I got a little nervous. I wondered if I had messed up.
“At the beginning of the summer Pam was so depressed and withdrawn, I was really worried about her and how our divorce was affecting her. Now she’s made friends, she’s outgoing and she’s excited about things again. You know what the worst thing is?” she said.
“No, what?” I asked.
“I envy my own daughter.” she said placing her hand on my shoulder.
I didn’t know what to say.
And now, all these years later, here Pam and I are sitting on somebody’s deck eating hamburgers and hot dogs together.
Pam asked me if I would be willing to spend some time with her the next day. She had started her own carpentry business and was going to be repairing the front porch on an old farmhouse nearby. I couldn’t resist.
When she picked me up the next morning and I got in the car she sat there for a few minutes as if thinking and then said, “I have something to show you. I hope you don’t think it’s too weird.”
She opened up her wallet and pulled out a picture her mother had taken of the two of us from that summer. There we were, arms over each other’s shoulders, baseball caps screwed on, and looking goofy.

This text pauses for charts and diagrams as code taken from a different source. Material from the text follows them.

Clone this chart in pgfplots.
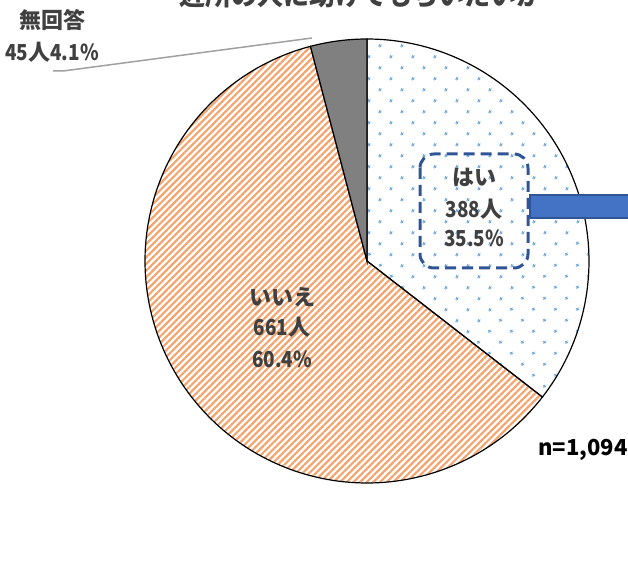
\documentclass[border=0pt]{standalone}
\usepackage{fontspec}
\setmainfont{Noto Sans CJK JP}
\usepackage{graphicx}
\usepackage{pgfplots}
\pgfplotsset{compat=1.18}
\usepackage{pgfplotstable}
\usetikzlibrary{patterns.meta}

\definecolor{lbl}{HTML}{404040}
\definecolor{dotblue}{HTML}{6FA8DC}
\definecolor{stripe}{HTML}{F4A46E}
\definecolor{gslice}{HTML}{808080}
\definecolor{navy}{HTML}{2F5597}
\definecolor{barblue}{HTML}{4472C4}
\definecolor{leader}{HTML}{A0A0A0}

\newcommand{\nd}[1]{\scalebox{0.86}[1]{#1}}

\pgfplotstableread{
label count pct
hai 388 35.5
iie 661 60.4
mukaito 45 4.1
}\piedata

\begin{document}
\begin{tikzpicture}
\useasboundingbox (0,0) rectangle (628bp,583bp);
\clip (0,0) rectangle (628bp,583bp);
\pgfplotstablegetelem{0}{pct}\of\piedata \let\pA\pgfplotsretval
\pgfplotstablegetelem{1}{pct}\of\piedata \let\pB\pgfplotsretval
\pgfplotstablegetelem{2}{pct}\of\piedata \let\pC\pgfplotsretval
\pgfmathsetmacro{\aA}{90-3.6*\pA}
\pgfmathsetmacro{\aB}{\aA-3.6*\pB}
\pgfmathsetmacro{\aC}{\aB-3.6*\pC}
\begin{axis}[
  hide axis, x=1bp, y=1bp,
  xmin=0, xmax=628, ymin=0, ymax=583,
  at={(0,0)}, anchor=south west, clip=true,
]
% はい
\addplot[draw=black, line width=1.2bp,
  pattern={Dots[angle=45,distance=15.4bp,radius=1.5bp]}, pattern color=dotblue,
  domain=\aA:90, samples=120, variable=\t]
  ({367+222*cos(\t)},{322+222*sin(\t)}) -- (axis cs:367,322) -- cycle;
% いいえ
\addplot[draw=black, line width=1.2bp,
  pattern={Lines[angle=45,distance=4.7bp,line width=2.2bp]}, pattern color=stripe,
  domain=\aB:\aA, samples=200, variable=\t]
  ({367+222*cos(\t)},{322+222*sin(\t)}) -- (axis cs:367,322) -- cycle;
% 無回答
\addplot[draw=black, line width=1.2bp, fill=gslice,
  domain=\aC:\aB, samples=30, variable=\t]
  ({367+222*cos(\t)},{322+222*sin(\t)}) -- (axis cs:367,322) -- cycle;

% leader line
\draw[leader, line width=1.5bp] (axis cs:53,512) -- (axis cs:63,512) -- (axis cs:312,545);

% blue bar and dashed box
\draw[fill=barblue, draw=navy, line width=1.2bp] (axis cs:530,388) rectangle (axis cs:640,365);
\draw[navy, line width=3bp, dash pattern=on 11bp off 6bp, rounded corners=14bp]
  (axis cs:420,429) rectangle (axis cs:528,315);

% title (cut off at the top edge, as in the reference)
\node[anchor=base, text=lbl, font=\fontsize{26bp}{30bp}\selectfont\bfseries]
  at (axis cs:361,577) {近所の人に助けてもらいたいか};

% labels
\tikzset{lb/.style={text=lbl, font=\fontsize{22bp}{26bp}\selectfont\bfseries, inner sep=0pt}}
\node[lb] at (axis cs:474,406) {はい};
\node[lb] at (axis cs:474,374) {\nd{388}人};
\node[lb] at (axis cs:474,345) {\nd{35.5\%}};
\node[lb] at (axis cs:282,286) {いいえ};
\node[lb] at (axis cs:282,256) {\nd{661}人};
\node[lb] at (axis cs:282,224) {\nd{60.4\%}};
\node[lb] at (axis cs:52,563) {無回答};
\node[lb] at (axis cs:52,531) {\nd{45}人\nd{4.1\%}};
\node[text=black, font=\fontsize{22bp}{26bp}\selectfont\bfseries, inner sep=0pt]
  at (axis cs:583,133) {n=1,094};
\end{axis}
\end{tikzpicture}
\end{document}
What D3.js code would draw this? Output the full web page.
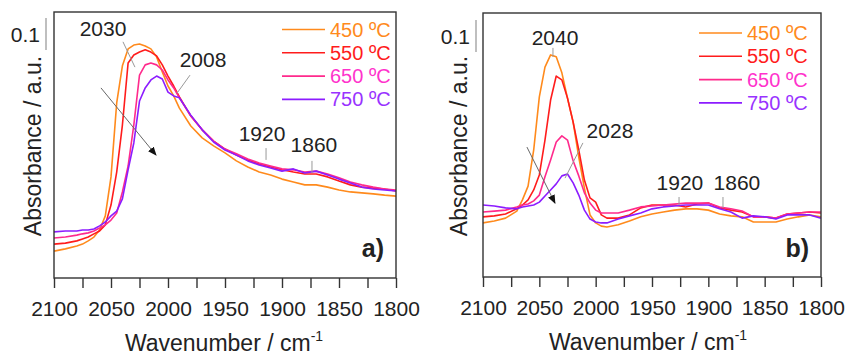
<!DOCTYPE html>
<html>
<head>
<meta charset="utf-8">
<script src="https://cdn.jsdelivr.net/npm/d3@7"></script>
<style>
  body { margin: 0; background: #fff; }
  text { font-family: "Liberation Sans", Arial, sans-serif; fill: #222; }
</style>
</head>
<body>
<svg id="chart" width="845" height="355"></svg>
<script>
// wavenumber grids (cm-1)
const wnA = [2100, 2090, 2080, 2075, 2070, 2065, 2060, 2055, 2050, 2045, 2040, 2035, 2030, 2025, 2020, 2015, 2010, 2005, 2000, 1995,
  1990, 1980, 1970, 1960, 1950, 1940, 1930, 1920, 1910, 1900, 1890, 1880, 1870, 1860, 1850, 1840, 1830, 1820, 1810, 1800];
const wnB = [2100, 2090, 2080, 2070, 2065, 2060, 2055, 2050, 2045, 2040, 2035, 2030, 2025, 2020, 2015, 2010, 2005, 2000, 1995,
  1990, 1980, 1970, 1960, 1950, 1940, 1930, 1920, 1910, 1900, 1890, 1880, 1870, 1860, 1850, 1840, 1830, 1820, 1810, 1800];

// panel a) absorbance
const a450 = [.084, .091, .100, .106, .116, .128, .150, .194, .316, .547, .663, .716, .728, .731, .725, .716, .691, .644, .600, .569,
  .531, .475, .438, .413, .391, .366, .347, .331, .322, .309, .300, .291, .291, .284, .275, .269, .266, .263, .259, .256];
const a550 = [.106, .109, .116, .122, .128, .138, .147, .166, .228, .331, .478, .672, .697, .706, .713, .706, .694, .666, .631, .600,
  .566, .506, .463, .428, .403, .384, .369, .356, .347, .338, .331, .325, .325, .316, .303, .291, .284, .281, .278, .272];
const a650 = [.125, .128, .134, .138, .141, .147, .156, .166, .181, .203, .269, .350, .478, .634, .666, .672, .666, .650, .619, .594,
  .563, .506, .463, .428, .403, .388, .372, .359, .350, .341, .338, .331, .334, .325, .313, .300, .291, .284, .278, .275];
const a750 = [.144, .147, .147, .150, .150, .153, .163, .175, .194, .209, .247, .338, .422, .553, .594, .619, .631, .622, .581, .569,
  .563, .509, .463, .425, .400, .384, .366, .353, .344, .334, .341, .328, .334, .322, .309, .297, .284, .278, .275, .272];

// panel b) absorbance
const b450 = [.169, .175, .184, .206, .241, .284, .397, .563, .656, .694, .688, .638, .559, .484, .375, .278, .194, .169, .159,
  .156, .163, .175, .188, .197, .203, .209, .213, .213, .209, .197, .191, .188, .172, .172, .172, .181, .188, .194, .188];
const b550 = [.188, .191, .197, .213, .225, .241, .272, .319, .428, .553, .628, .616, .559, .484, .397, .303, .247, .234, .194,
  .184, .184, .194, .216, .225, .225, .225, .219, .228, .231, .216, .209, .203, .188, .188, .184, .197, .200, .203, .200];
const b650 = [.203, .206, .209, .219, .225, .228, .238, .256, .313, .366, .422, .441, .428, .363, .316, .263, .231, .209, .200,
  .200, .200, .209, .219, .222, .225, .228, .231, .231, .231, .219, .213, .206, .188, .188, .184, .197, .200, .203, .203];
const b750 = [.225, .222, .216, .213, .219, .222, .225, .234, .253, .272, .291, .316, .322, .294, .256, .209, .181, .172, .169,
  .169, .181, .191, .200, .213, .219, .222, .225, .225, .225, .213, .203, .184, .191, .188, .181, .194, .194, .194, .184];

const labels = ["450 ºC", "550 ºC", "650 ºC", "750 ºC"];
const xTicks = d3.range(1800, 2101, 25);

// peak labels: [text, wn, absorbance], leader lines, arrow
const notesA = [["2030", 2057, .756], ["2008", 1969.3, .659], ["1920", 1917.5, .428], ["1860", 1872, .394]];
const leadsA = [[[2039.5, .738], [2029, .659]], [[1980.7, .634], [1992, .578]], [[1914, .406], [1914, .369]], [[1873.7, .366], [1873.7, .328]]];
const arrowA = [[2058.8, .594], [2010.5, .384]];
const notesB = [["2040", 2036.1, .725], ["2028", 1987.3, .434], ["1920", 1925.2, .272], ["1860", 1874.6, .272]];
const leadsB = [[[2037.9, .716], [2037.9, .688]], [[2011.3, .419], [2027.2, .309]], [[1926, .25], [1926, .225]], [[1887, .25], [1887, .216]]];
const arrowB = [[2061, .406], [2036.1, .231]];

const lineColors = ["#ff8a1c", "#ff1c1c", "#ff2a8c", "#8c1cff"];
const textColors = ["#ff8a1c", "#ff1c1c", "#ff33cc", "#9933ff"];

const svg = d3.select("#chart");

svg.append("defs").append("marker")
  .attr("id", "head")
  .attr("viewBox", "0 0 10 10")
  .attr("refX", 9).attr("refY", 5)
  .attr("markerWidth", 9).attr("markerHeight", 9)
  .attr("markerUnits", "userSpaceOnUse")
  .attr("orient", "auto")
  .append("path").attr("d", "M0,1L10,5L0,9Z").attr("fill", "#111");

function drawPanel(p) {
  var x = d3.scaleLinear().domain([2100, 1800]).range([p.left, p.right]);
  var y = d3.scaleLinear().domain([0, (p.bottom - p.top) / 320]).range([p.bottom, p.top]);
  var g = svg.append("g");

  g.append("clipPath").attr("id", "clip" + p.id)
    .append("rect").attr("x", p.left).attr("y", p.top)
    .attr("width", p.right - p.left).attr("height", p.bottom - p.top);

  var lineGen = d3.line().x(d => x(d[0])).y(d => y(d[1]));

  g.append("g").attr("clip-path", "url(#clip" + p.id + ")")
    .selectAll("path")
    .data(p.series)
    .join("path")
      .attr("d", s => lineGen(p.wn.map((w, i) => [w, s[i]])))
      .attr("fill", "none")
      .attr("stroke", (s, i) => lineColors[i])
      .attr("stroke-width", 1.6)
      .attr("stroke-linejoin", "round");

  // frame
  g.append("rect").attr("x", p.left).attr("y", p.top)
    .attr("width", p.right - p.left).attr("height", p.bottom - p.top)
    .attr("fill", "none").attr("stroke", "#333").attr("stroke-width", 1.4);

  var gx = g.append("g").attr("transform", "translate(0," + p.bottom + ")")
    .call(d3.axisBottom(x).tickValues(xTicks).tickSize(10).tickPadding(13)
      .tickFormat(d => d % 50 ? "" : d));
  gx.select(".domain").remove();
  gx.selectAll(".tick line").attr("stroke", "#333").attr("stroke-width", 1.4);
  gx.selectAll(".tick text").attr("font-size", 21).attr("fill", "#222")
    .attr("font-family", "Liberation Sans, Arial, sans-serif");

  // axis titles
  var xl = g.append("text").attr("x", p.xlabX).attr("y", p.bottom + 73)
    .attr("text-anchor", "middle").attr("font-size", 23);
  xl.append("tspan").text("Wavenumber / cm");
  xl.append("tspan").attr("font-size", 14).attr("dy", -10).text("-1");

  g.append("text")
    .attr("transform", "translate(" + p.ylabX + "," + ((p.top + p.bottom) / 2 + 1) + ") rotate(-90)")
    .attr("text-anchor", "middle").attr("font-size", 23)
    .text("Absorbance / a.u.");

  // 0.1 scale bar
  g.append("line").attr("x1", p.barX).attr("x2", p.barX)
    .attr("y1", y(p.barV)).attr("y2", y(p.barV + 0.1))
    .attr("stroke", "#aaa").attr("stroke-width", 1.5);
  g.append("text").attr("x", p.barX - 6).attr("y", y(p.barV + 0.05) + 7.5)
    .attr("text-anchor", "end").attr("font-size", 21).text("0.1");

  // leaders, arrow, peak labels
  g.selectAll(".lead").data(p.leads).join("line")
    .attr("x1", d => x(d[0][0])).attr("y1", d => y(d[0][1]))
    .attr("x2", d => x(d[1][0])).attr("y2", d => y(d[1][1]))
    .attr("stroke", "#999").attr("stroke-width", 1);
  g.append("line")
    .attr("x1", x(p.arrow[0][0])).attr("y1", y(p.arrow[0][1]))
    .attr("x2", x(p.arrow[1][0])).attr("y2", y(p.arrow[1][1]))
    .attr("stroke", "#666").attr("stroke-width", 1)
    .attr("marker-end", "url(#head)");
  g.selectAll(".note").data(p.notes).join("text")
    .attr("x", d => x(d[1])).attr("y", d => y(d[2]))
    .attr("text-anchor", "middle").attr("font-size", 21)
    .text(d => d[0]);

  // legend
  var lg = g.selectAll(".leg").data(labels).join("g")
    .attr("transform", (d, i) => "translate(" + p.legX + "," + (p.legY + i * 23.3) + ")");
  lg.append("line").attr("x1", 0).attr("x2", 43)
    .attr("stroke", (d, i) => lineColors[i]).attr("stroke-width", 1.6);
  lg.append("text").attr("x", 48).attr("y", 7).attr("font-size", 20)
    .attr("fill", (d, i) => textColors[i]).style("fill", (d, i) => textColors[i])
    .text(d => d);

  g.append("text").attr("x", p.right - 12).attr("y", 257)
    .attr("text-anchor", "end").attr("font-size", 25).attr("font-weight", "bold")
    .text(p.tag);
}

drawPanel({ id: "a", left: 54, right: 396, top: 12, bottom: 278, wn: wnA, series: [a450, a550, a650, a750],
  xlabX: 224, ylabX: 41, barX: 46, barV: .7125, notes: notesA, leads: leadsA, arrow: arrowA,
  legX: 282, legY: 29.5, tag: "a)" });
drawPanel({ id: "b", left: 483, right: 821, top: 13, bottom: 277, wn: wnB, series: [b450, b550, b650, b750],
  xlabX: 648, ylabX: 467, barX: 476, barV: .703, notes: notesB, leads: leadsB, arrow: arrowB,
  legX: 699, legY: 33, tag: "b)" });
</script>
</body>
</html>
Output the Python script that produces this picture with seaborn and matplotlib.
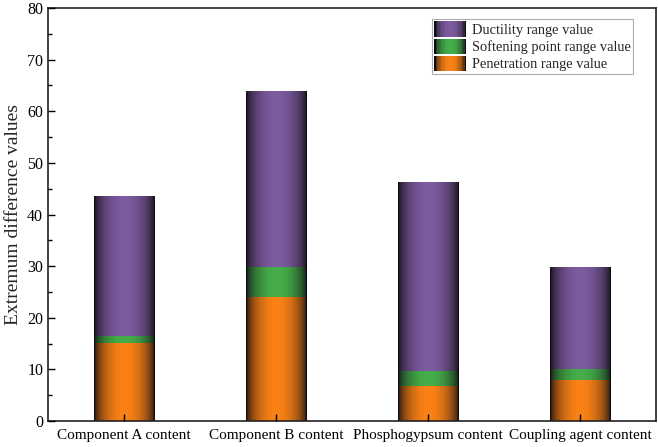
import numpy as np
import pandas as pd
import matplotlib
matplotlib.use('Agg')
import matplotlib.pyplot as plt
import seaborn as sns
from matplotlib.colors import to_rgb
from matplotlib.patches import Rectangle
from matplotlib.legend_handler import HandlerBase
from matplotlib.ticker import MultipleLocator

categories = ['Component A content', 'Component B content', 'Phosphogypsum content', 'Coupling agent content']
penetration = [15.2, 24.0, 6.8, 7.9]
softening = [1.3, 5.9, 2.9, 2.2]
ductility = [27.0, 34.0, 36.7, 19.7]

series_names = ['Penetration range value', 'Softening point range value', 'Ductility range value']
series_colors = ['#fb8216', '#45ae4a', '#7d5ba0']

sns.set_style('ticks')
plt.rcParams['font.family'] = ['Liberation Serif', 'DejaVu Serif']


def shade(base, n=64):
    # dark edges, bright middle, like a lit cylinder
    t = np.linspace(0, 1, n)
    f = np.sin(np.pi * t) ** 0.55
    c = np.array(to_rgb(base))
    dark = np.array([0.05, 0.04, 0.06])
    return dark[None, :] * (1 - f[:, None]) + c[None, :] * f[:, None]


class GradHandler(HandlerBase):
    def __init__(self, color):
        super().__init__()
        self.color = color

    def create_artists(self, legend, orig_handle, xdescent, ydescent, width, height, fontsize, trans):
        cols = shade(self.color, 24)
        w = width / len(cols)
        arts = []
        for i, c in enumerate(cols):
            arts.append(Rectangle((-xdescent + i * w, -ydescent), w * 1.05, height,
                                  facecolor=c, edgecolor='none', transform=trans))
        return arts


fig, ax = plt.subplots(figsize=(6.58, 4.47), dpi=100)

df = pd.DataFrame({'category': categories, 'Penetration range value': penetration,
                   'Softening point range value': softening, 'Ductility range value': ductility})
bottom = np.zeros(len(categories))
handles = []
for name, color in zip(series_names, series_colors):
    n_before = len(ax.patches)
    sns.barplot(data=df, x='category', y=name, color=color, width=0.4,
                bottom=bottom, ax=ax, saturation=1, edgecolor='none', label=name)
    new_patches = ax.patches[n_before:]
    img = shade(color)[None, :, :]
    for p in new_patches:
        x0, y0 = p.get_x(), p.get_y()
        w, h = p.get_width(), p.get_height()
        im = ax.imshow(img, extent=[x0, x0 + w, y0, y0 + h], aspect='auto',
                       interpolation='bilinear', zorder=p.get_zorder() + 0.1)
        im.set_clip_path(p)
    handles.append(Rectangle((0, 0), 1, 1, color=color))
    bottom = bottom + np.array(df[name])

ax.set_axisbelow(False)
ax.set_xlim(-0.5, 3.5)
ax.set_ylim(0, 80)
ax.set_xlabel('')
ax.set_ylabel('Extremum difference values', fontsize=14)
ax.yaxis.set_major_locator(MultipleLocator(10))
ax.yaxis.set_minor_locator(MultipleLocator(5))
ax.tick_params(axis='both', which='both', direction='in', top=False, right=False,
               width=1, colors='black')
ax.tick_params(axis='both', which='major', length=5)
ax.tick_params(axis='y', which='minor', length=3)
ax.tick_params(axis='y', labelsize=11.5)
ax.tick_params(axis='x', pad=6, labelsize=11)
for s in ax.spines.values():
    s.set_visible(True)
    s.set_linewidth(1.2)
    s.set_color('#222222')

hmap = {h: GradHandler(c) for h, c in zip(handles, series_colors)}
leg = ax.legend(handles[::-1], series_names[::-1], handler_map=hmap, loc='upper right',
                bbox_to_anchor=(0.962, 0.973), fontsize=10.4, frameon=True, fancybox=False,
                edgecolor='#999999', handlelength=2.2, handleheight=1.3, labelspacing=0.1,
                handletextpad=0.4, borderpad=0.15, borderaxespad=0)
leg.get_frame().set_linewidth(0.8)

plt.subplots_adjust(left=0.073, right=0.997, top=0.982, bottom=0.058)
fig.savefig('out.png', dpi=100)
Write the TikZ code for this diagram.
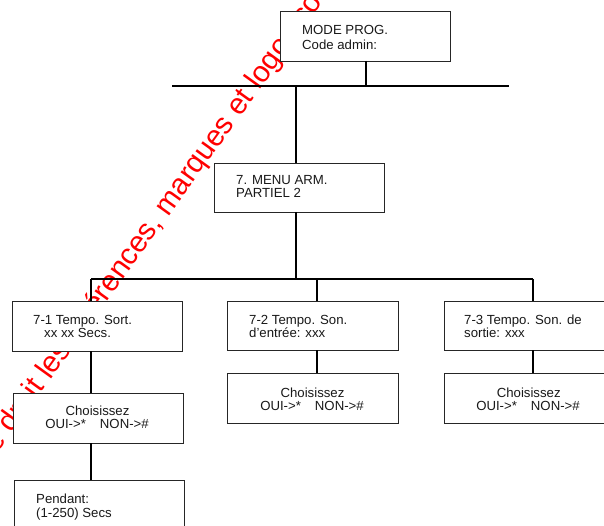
\documentclass[tikz,border=0pt]{standalone}
\usepackage{fontspec}
\setmainfont{Liberation Sans}
\begin{document}
\begin{tikzpicture}[x=1pt,y=-1pt,
  box/.style={draw=black!85, line width=0.8pt, fill=white, rectangle, inner sep=0pt, outer sep=0pt, anchor=north west},
  conn/.style={line width=1.7pt, black},
  lbl/.style={inner sep=0pt, anchor=base west, text=black!90, font=\fontsize{13.2}{13}\selectfont},
  clbl/.style={lbl, anchor=base},
  wm/.style={inner sep=0pt, anchor=base west, text=red, font=\fontsize{29.5}{30}\selectfont}]
\useasboundingbox (0,0) rectangle (604,526);
\clip (0,0) rectangle (604,526);
% watermark
\node[wm, rotate=54.2] (wmark) at (11.7,434) {\llap{de }droit les références, marques et logos sont};
% boxes
\node[box, minimum width=170pt, minimum height=50pt] (mode) at (280,11) {};
\node[box, minimum width=170pt, minimum height=49pt] (box7) at (214,163) {};
\node[box, minimum width=170pt, minimum height=50pt] (b71) at (12,301) {};
\node[box, minimum width=170pt, minimum height=50pt] (c1) at (13,393) {};
\node[box, minimum width=170pt, minimum height=60pt] (pend) at (14,480) {};
\node[box, minimum width=171pt, minimum height=49pt] (b72) at (227,301) {};
\node[box, minimum width=171pt, minimum height=50pt] (c2) at (227,373) {};
\node[box, minimum width=180pt, minimum height=49pt] (b73) at (444,301) {};
\node[box, minimum width=180pt, minimum height=50pt] (c3) at (444,373) {};
% texts
\node[lbl] (t-mode1) at (302,35) {MODE PROG.};
\begin{scope}
\clip (280,11) rectangle (450,48.3);
\node[lbl] (t-mode2) at (302,50) {Code admin:};
\end{scope}
\node[lbl] (t-71) at (236,185) {7. MENU ARM.};
\node[lbl] (t-72) at (236,198) {PARTIEL 2};
\node[lbl] (t-b71a) at (33,324) {7-1 Tempo. Sort.};
\node[lbl] (t-b71b) at (44,337) {xx xx Secs.};
\node[clbl] (t-c1a) at (97.5,415) {Choisissez};
\node[clbl] (t-c1b) at (97,428) {OUI->*\hspace{14pt}NON->\#};
\node[lbl] (t-pa) at (36,503) {Pendant:};
\node[lbl] (t-pb) at (36,517) {(1-250) Secs};
\node[lbl] (t-b72a) at (249,324) {7-2 Tempo. Son.};
\node[lbl] (t-b72b) at (249,337) {d’entrée: xxx};
\node[clbl] (t-c2a) at (312.5,397) {Choisissez};
\node[clbl] (t-c2b) at (312,410) {OUI->*\hspace{14pt}NON->\#};
\node[lbl] (t-b73a) at (464,324) {7-3 Tempo. Son. de};
\node[lbl] (t-b73b) at (464,337) {sortie: xxx};
\node[clbl] (t-c3a) at (528.7,397) {Choisissez};
\node[clbl] (t-c3b) at (528,410) {OUI->*\hspace{14pt}NON->\#};
% bus coordinates
\coordinate (ja1) at (172,86);
\coordinate (ja2) at (509,86);
\coordinate (jm) at (366,86);
\coordinate (j7) at (296,86);
\coordinate (jb1) at (91,279);
\coordinate (jb2) at (317,279);
\coordinate (jb3) at (533,279);
\coordinate (j7b) at (296,279);
% connectors
\draw[conn] (ja1) -- (ja2);
\draw[conn] (jm |- mode.south) -- (jm);
\draw[conn] (j7) -- (j7 |- box7.north);
\draw[conn] (j7b |- box7.south) -- (j7b);
\draw[conn] (jb1) -- (jb3);
\draw[conn] (jb1) -- (jb1 |- b71.north);
\draw[conn] (jb2) -- (jb2 |- b72.north);
\draw[conn] (jb3) -- (jb3 |- b73.north);
\draw[conn] (jb1 |- b71.south) -- (jb1 |- c1.north);
\draw[conn] (jb1 |- c1.south) -- (jb1 |- pend.north);
\draw[conn] (jb2 |- b72.south) -- (jb2 |- c2.north);
\draw[conn] (jb3 |- b73.south) -- (jb3 |- c3.north);
\end{tikzpicture}
\end{document}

“I’ve carried this picture with me for twenty years,” she said. “Any time I had a tough decision to make or I was going through a hard time I’d pull it out and ask myself - what would Kris do?”
I laughed and said, “Believe me, you don’t want to know. I haven’t always made the best decisions.”
“It wasn’t that,” she said. “It was an ideal I could look up to. A higher standard.”
Pretty humbling for me to hear that.
Sadly Pam passed away April, 20th 2013. She was 51 years old. And, as is the way with things, we had lost contact again. But this week, and I can’t explain why, she’s back in my thoughts. So maybe there’s a reason. Maybe the reason is for me to share this story with you. Or maybe I’m just feeling sentimental. Could be. But let me leave you with this one simple thought.
You really never know the impact you may have on another person. Who knows, it might just change their life. I know Pam changed mine.